Article ID Journal Published Year Pages File Type
1900327 Wave Motion 2007 10 Pages PDF
Abstract

The kinematic wave theory due essentially to M.J. Lighthill, G.B. Whitham and W.D. Hayes has rarely been applied to the case of elastic waves, an exception being works by Maugin and Hadouaj on nonlinear surface waves on covered crystal elastic substrates in 1989–1992. Here, basing on the canonical projection of continuum mechanics onto the material manifold (theory of so-called material inhomogeneities and of material or configurational forces) it is first shown that the kinematic wave theory develops in parallel with that “materials mechanics” but in terms of frequency and material wave vector instead of time and material coordinates. A conservation law of material wave momentum is thus deduced involving a material wave Eshelby stress in addition to the conservation of wave action.

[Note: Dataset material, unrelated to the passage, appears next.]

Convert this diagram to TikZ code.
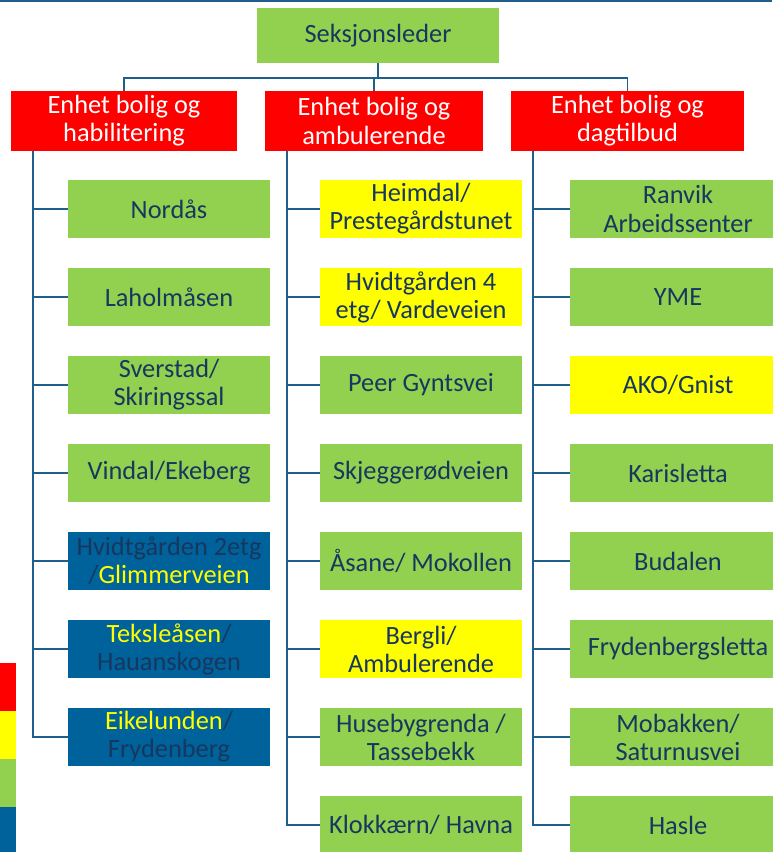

This formalism and the Whitham–Newell averaging method are then used in an illustration to the case of nonlinear dispersive bulk waves in elastic crystals. A nonlinear (i.e., amplitude dependent), “dispersive” (i.e., dependent on space and time derivatives of the amplitude) dispersion relation is thus constructed by means of asymptotics, which allows one to obtain slowly varying small amplitude, almost monochromatic dynamical solutions such as envelope solitons.